(Exercise details) Take every line from the listing below that includes "React" and copy it.

(Data block)
★ ★ ★ ★

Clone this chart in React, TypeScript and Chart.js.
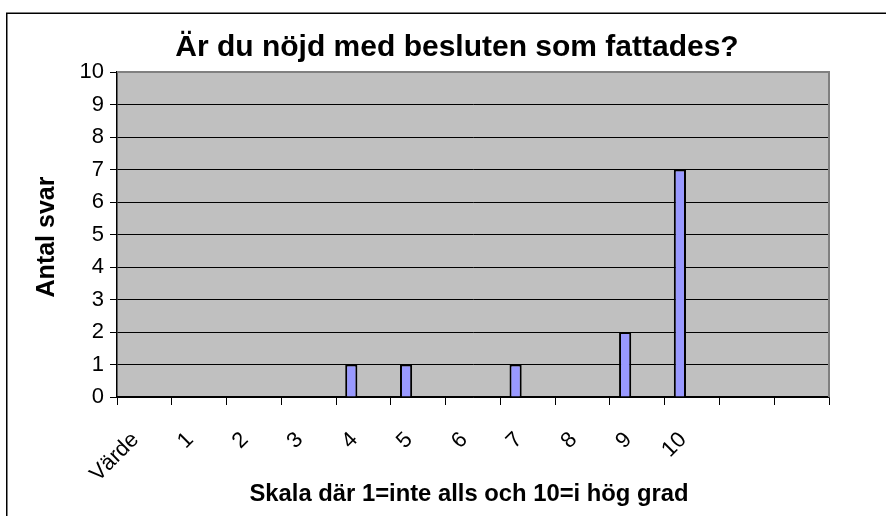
import React, { useEffect, useRef } from "react";
import { Chart, registerables } from "chart.js";

Chart.register(...registerables);

const chartTitle = "Är du nöjd med besluten som fattades?";
const xTitle = "Skala där 1=inte alls och 10=i hög grad";
const yTitle = "Antal svar";
const categories = ["Värde", "1", "2", "3", "4", "5", "6", "7", "8", "9", "10", "", ""];
const answers = [null, null, null, null, 1, 1, null, 1, null, 2, 7, null, null];
const series2 = [null, null, null, null, null, null, null, null, null, null, null, null, null];
const series3 = [null, null, null, null, null, null, null, null, null, null, null, null, null];
const yTicks = [0, 1, 2, 3, 4, 5, 6, 7, 8, 9, 10];

const FONT = "'Liberation Sans', Arial, sans-serif";

const decor = {
  id: "decor",
  beforeDraw(chart: any) {
    const { ctx, chartArea: a } = chart;
    ctx.save();
    ctx.fillStyle = "#ffffff";
    ctx.fillRect(0, 0, chart.width, chart.height);
    ctx.strokeStyle = "#000000";
    ctx.lineWidth = 1.5;
    ctx.strokeRect(6.75, 13.25, 2000, 2000);
    ctx.fillStyle = "#C0C0C0";
    ctx.fillRect(a.left, a.top, a.right - a.left, a.bottom - a.top);
    ctx.restore();
  },
  afterDraw(chart: any) {
    const { ctx, chartArea: a } = chart;
    ctx.save();
    ctx.strokeStyle = "#808080";
    ctx.lineWidth = 2;
    ctx.beginPath();
    ctx.moveTo(a.left, a.top);
    ctx.lineTo(a.right, a.top);
    ctx.lineTo(a.right, a.bottom);
    ctx.stroke();
    ctx.fillStyle = "#000000";
    ctx.textAlign = "center";
    ctx.textBaseline = "middle";
    ctx.font = `bold 30px ${FONT}`;
    ctx.fillText(chartTitle, 457, 48);
    ctx.font = `bold 23.8px ${FONT}`;
    ctx.fillText(xTitle, 469, 494);
    ctx.translate(47, 237);
    ctx.rotate(-Math.PI / 2);
    ctx.font = `bold 25px ${FONT}`;
    ctx.fillText(yTitle, 0, 0);
    ctx.restore();
  },
};

export default function App() {
  const ref = useRef<HTMLCanvasElement>(null);
  useEffect(() => {
    const chart = new Chart(ref.current!, {
      type: "bar",
      data: {
        labels: categories,
        datasets: [
          { data: answers as any, backgroundColor: "#9999FF", borderColor: "#000000", borderWidth: 2 },
          { data: series2 as any, backgroundColor: "#993366", borderColor: "#000000", borderWidth: 2 },
          { data: series3 as any, backgroundColor: "#FFFFCC", borderColor: "#000000", borderWidth: 2 },
        ],
      },
      options: {
        responsive: false,
        animation: false,
        events: [],
        layout: { padding: { left: 0, top: 72, right: 57, bottom: 0 } },
        datasets: { bar: { barPercentage: 1, categoryPercentage: 2 / 3 } },
        plugins: { legend: { display: false }, tooltip: { enabled: false }, title: { display: false } },
        scales: {
          x: {
            grid: { display: true, drawOnChartArea: false, drawTicks: true, tickLength: 8, color: "#000000", offset: true },
            border: { color: "#000000", width: 1.5 },
            ticks: { color: "#000000", font: { family: FONT, size: 22 }, minRotation: 45, maxRotation: 45, autoSkip: false, padding: 22, labelOffset: -9 },
            afterFit(s: any) { s.height = 516 - 397; },
          },
          y: {
            min: 0,
            max: 10,
            afterBuildTicks(s: any) { s.ticks = yTicks.map((v) => ({ value: v })); },
            grid: { color: "#000000", lineWidth: 1, tickLength: 7, tickColor: "#000000" },
            border: { color: "#000000", width: 1.5 },
            ticks: { color: "#000000", font: { family: FONT, size: 22 }, padding: 6 },
            afterFit(s: any) { s.width = 117; },
          },
        },
      },
      plugins: [decor],
    });
    return () => chart.destroy();
  }, []);
  return (
    <div style={{ position: "absolute", left: 0, top: 0, width: 886, height: 516 }}>
      <canvas ref={ref} width={886} height={516} style={{ display: "block" }} />
    </div>
  );
}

★ ★ ★ ★

(Answer in full)
Clone this chart in React, TypeScript and Chart.js.
import React, { useEffect, useRef } from "react";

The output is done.